Transparência ainda é limitada nos portais


Todos os poderes do Estado contam com páginas de transparência na internet nas quais é possível consultar a remuneração de seus servidores, mas ainda há obstáculos para analisar a massa de dados salariais, fazer comparações ou organizar os números.

O artigo 8º da Lei de Acesso à Informação determina a possibilidade de “gravação de relatórios em diversos formatos eletrônicos, inclusive abertos e não proprietários, tais como planilhas de texto, de modo a facilitar a análise das informações”. Somente as páginas do Executivo e do Ministério Público viabilizam baixar os dados em formato de planilha eletrônica.

O Judiciário possibilita copiar os dados como páginas de PDF (o que impede cálculos automáticos), e a Assembleia não permite qualquer forma de download – somente a consulta individual.

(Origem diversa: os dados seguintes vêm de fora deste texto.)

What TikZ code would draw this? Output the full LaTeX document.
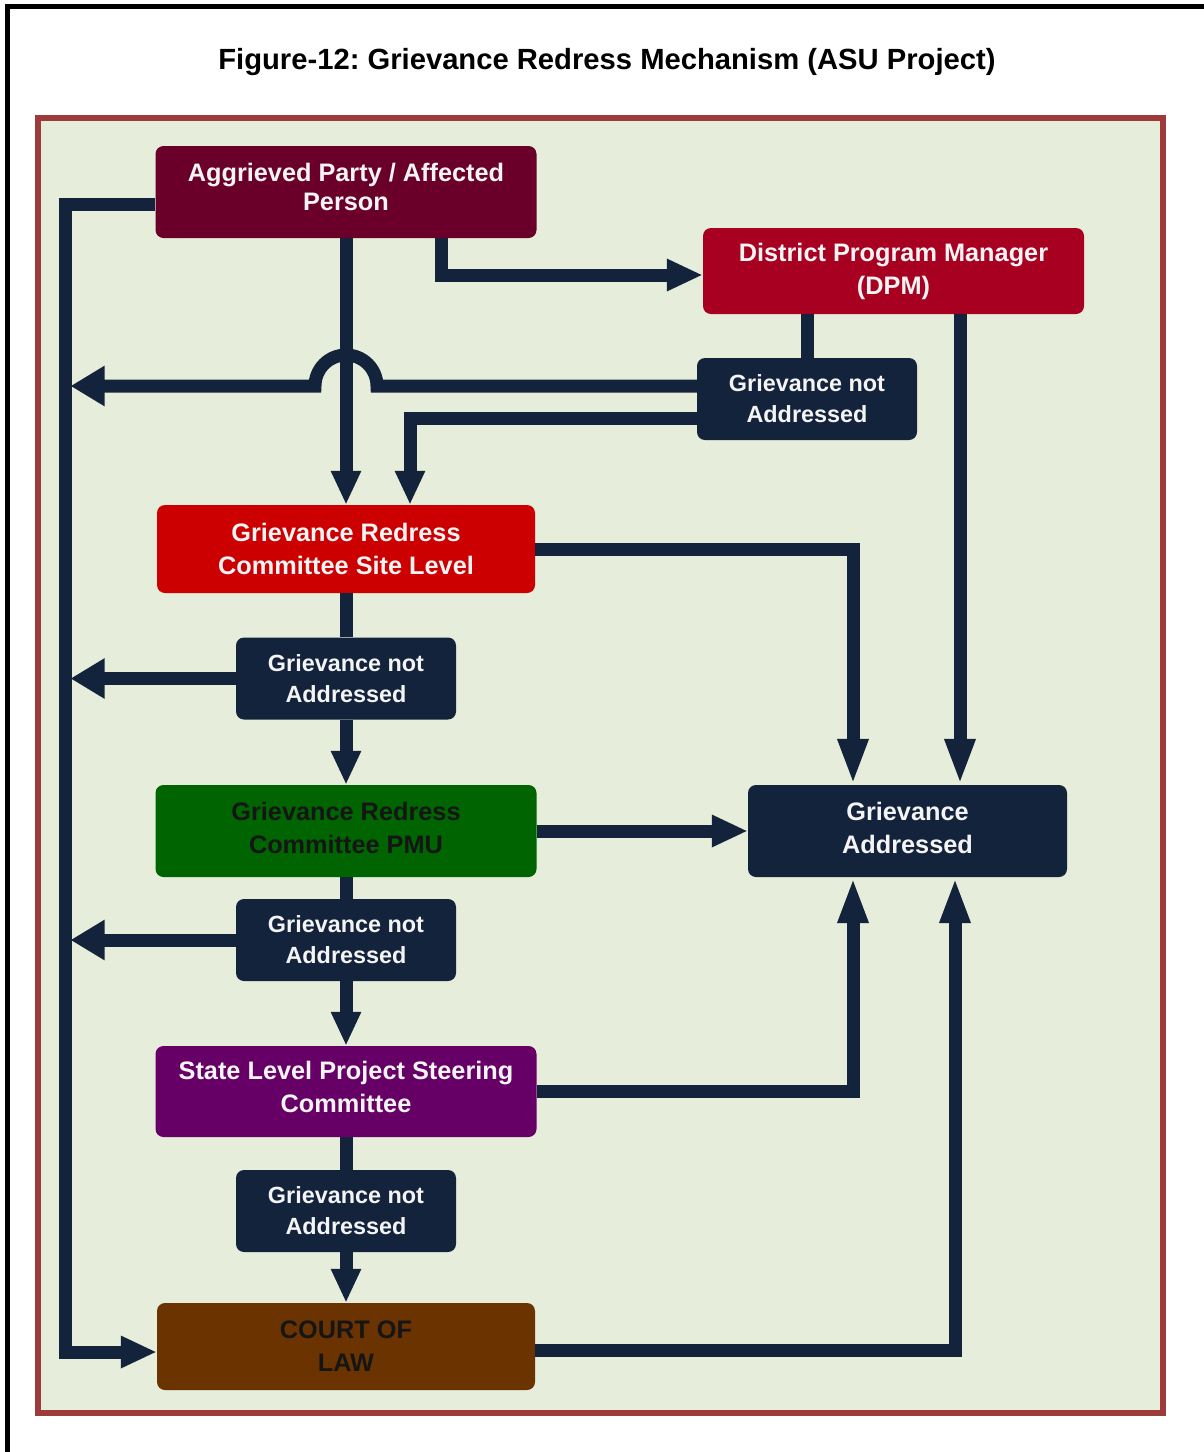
\documentclass[tikz,border=0pt]{standalone}
\usepackage{fontspec}
\setmainfont{Liberation Sans}
\usetikzlibrary{arrows.meta}
\frenchspacing
\definecolor{navy}{HTML}{13233B}
\definecolor{framered}{HTML}{9E3A3A}
\definecolor{framefill}{HTML}{E6EDDB}
\definecolor{aggcol}{HTML}{6A0029}
\definecolor{dpmcol}{HTML}{A80020}
\definecolor{sitecol}{HTML}{CC0000}
\definecolor{pmucol}{HTML}{006400}
\definecolor{slcol}{HTML}{660066}
\definecolor{courtcol}{HTML}{6B3300}
\definecolor{txtwhite}{HTML}{F4F4F4}
\definecolor{txtdark}{HTML}{151515}
\begin{document}
\begin{tikzpicture}[x=1pt,y=-1pt,
  box/.style={rounded corners=8pt, inner sep=0pt, align=center, text=txtwhite,
    font=\fontsize{25.3}{33}\selectfont\bfseries},
  gbox/.style={box, fill=navy, minimum width=220pt, minimum height=82pt,
    font=\fontsize{23.4}{31}\selectfont\bfseries},
  conn/.style={draw=navy, line width=13pt, line join=miter},
  arrR/.style={-{Triangle[width=30pt,length=36pt]}},
  arrL/.style={-{Triangle[width=38pt,length=34pt]}},
  arrD/.style={-{Triangle[width=28pt,length=34pt]}},
  arrG/.style={-{Triangle[width=28pt,length=46pt]}}]
\useasboundingbox (0,0) rectangle (1203,1452);
\fill[white] (0,0) rectangle (1203,1452);
% outer black border
\draw[black, line width=5pt] (7.5,1460) -- (7.5,6.5) -- (1210,6.5);
% title
\node[font=\fontsize{29.2}{35}\selectfont\bfseries] (title) at (607,62) {Figure-12: Grievance Redress Mechanism (ASU Project)};
% frame
\draw[draw=framered, fill=framefill, line width=6pt] (38,118) rectangle (1163,1413);

% nodes
\node[box, fill=aggcol, minimum width=381pt, minimum height=92pt, text depth=11pt,
  font=\fontsize{25.3}{29}\selectfont\bfseries] (agg) at (346,192) {Aggrieved Party / Affected\\Person};
\node[box, fill=dpmcol, minimum width=381pt, minimum height=86pt] (dpm) at (893.5,271) {District Program Manager\\(DPM)};
\node[gbox] (gna1) at (807,399) {Grievance not\\Addressed};
\node[box, fill=sitecol, minimum width=378pt, minimum height=88pt] (site) at (346,549) {Grievance Redress\\Committee Site Level};
\node[gbox] (gna2) at (346,678.5) {Grievance not\\Addressed};
\node[box, fill=pmucol, text=txtdark, minimum width=381pt, minimum height=92pt, text depth=7pt] (pmu) at (346,831) {Grievance Redress\\Committee PMU};
\node[box, fill=navy, minimum width=319pt, minimum height=92pt, text depth=7pt] (ga) at (907.5,831) {Grievance\\Addressed};
\node[gbox] (gna3) at (346,940) {Grievance not\\Addressed};
\node[box, fill=slcol, minimum width=381pt, minimum height=91pt, text depth=9pt] (sl) at (346,1091.5) {State Level Project Steering\\Committee};
\node[gbox] (gna4) at (346,1211) {Grievance not\\Addressed};
\node[box, fill=courtcol, text=txtdark, minimum width=378pt, minimum height=87pt] (court) at (346,1346.5) {COURT OF\\LAW};

% trunk coordinates
\coordinate (lt) at (65,204);
\coordinate (lb) at (65,1352);
\coordinate (tr) at (70.5,0);
\coordinate (hopend) at (70.5,386);

% left trunk from aggrieved to court
\draw[conn, arrR] ([yshift=-12pt]agg.west) -- (lt) -- (lb) -- ([yshift=-5.5pt]court.west);
% main chain
\draw[conn, arrD] (agg.south) -- (site.north);
\draw[conn] (site.south) -- (gna2.north);
\draw[conn, arrD] (gna2.south) -- (pmu.north);
\draw[conn] (pmu.south) -- (gna3.north);
\draw[conn, arrD] (gna3.south) -- (sl.north);
\draw[conn] (sl.south) -- (gna4.north);
\draw[conn, arrD] (gna4.south) -- (court.north);
% aggrieved to DPM
\draw[conn, arrR] ([xshift=95pt]agg.south) |- ([yshift=-4pt]dpm.west);
% DPM to gna1 and GA
\draw[conn] (gna1.north) -- (gna1.north |- dpm.south);
\draw[conn, arrG] ([xshift=66.5pt]dpm.south) -- ([xshift=52.5pt]ga.north);
% gna1 back to trunk with hop
\draw[conn, arrL] ([yshift=13pt]gna1.west) -- (377,386) arc[start angle=0, end angle=180, radius=31pt] -- (hopend);
\draw[conn, arrD] ([yshift=-19pt]gna1.west) -| ([xshift=64pt]site.north);
% site to GA
\draw[conn, arrG] (site.east) -| ([xshift=-54.5pt]ga.north);
% not addressed to trunk
\draw[conn, arrL] (gna2.west) -- (tr |- gna2.west);
\draw[conn, arrL] (gna3.west) -- (tr |- gna3.west);
% PMU to GA
\draw[conn, arrR] (pmu.east) -- (ga.west);
% SL to GA
\draw[conn, arrG] (sl.east) -| ([xshift=-54.5pt]ga.south);
% court to GA
\draw[conn, arrG] ([yshift=-3.5pt]court.east) -| ([xshift=47.5pt]ga.south);
\end{tikzpicture}
\end{document}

Nesse caso, se alguém quiser verificar qual o salário mais alto, teria de buscar os nomes dos mais de mil funcionários um a um.

Os obstáculos à transparência não se resumem à internet: em contatos por telefone e via e-mail, a Assembleia também não se dispôs a informar os nomes de integrantes de gabinetes dos deputados (a fim de permitir uma pesquisa mais ampla sobre os salários na Casa) ou o quanto é gasto com o pagamento de auxílios.

– Tudo o que for colocado em páginas de transparência deve utilizar formatos abertos e que facilitem a análise e a comparação de dados, o que chamamos de “legível por máquina”. Infelizmente, isso ainda não é uma prática comum por falta de vontade política ou, no caso de municípios pequenos, por falta de recursos – observa o diretor-executivo da ONG Transparência Brasil, Manoel Galdino.

O superintendente-geral da Assembleia, Luiz Fernando Rodriguez Júnior, afirma que a Casa é a quarta colocada entre os parlamentos estaduais em um índice de transparência. Ele acrescenta que está em andamento projeto para facilitar o acesso e o download dos dados.

– Nos primeiros meses de 2017, deveremos disponibilizar os dados em formatos mais acessíveis – promete o superintendente.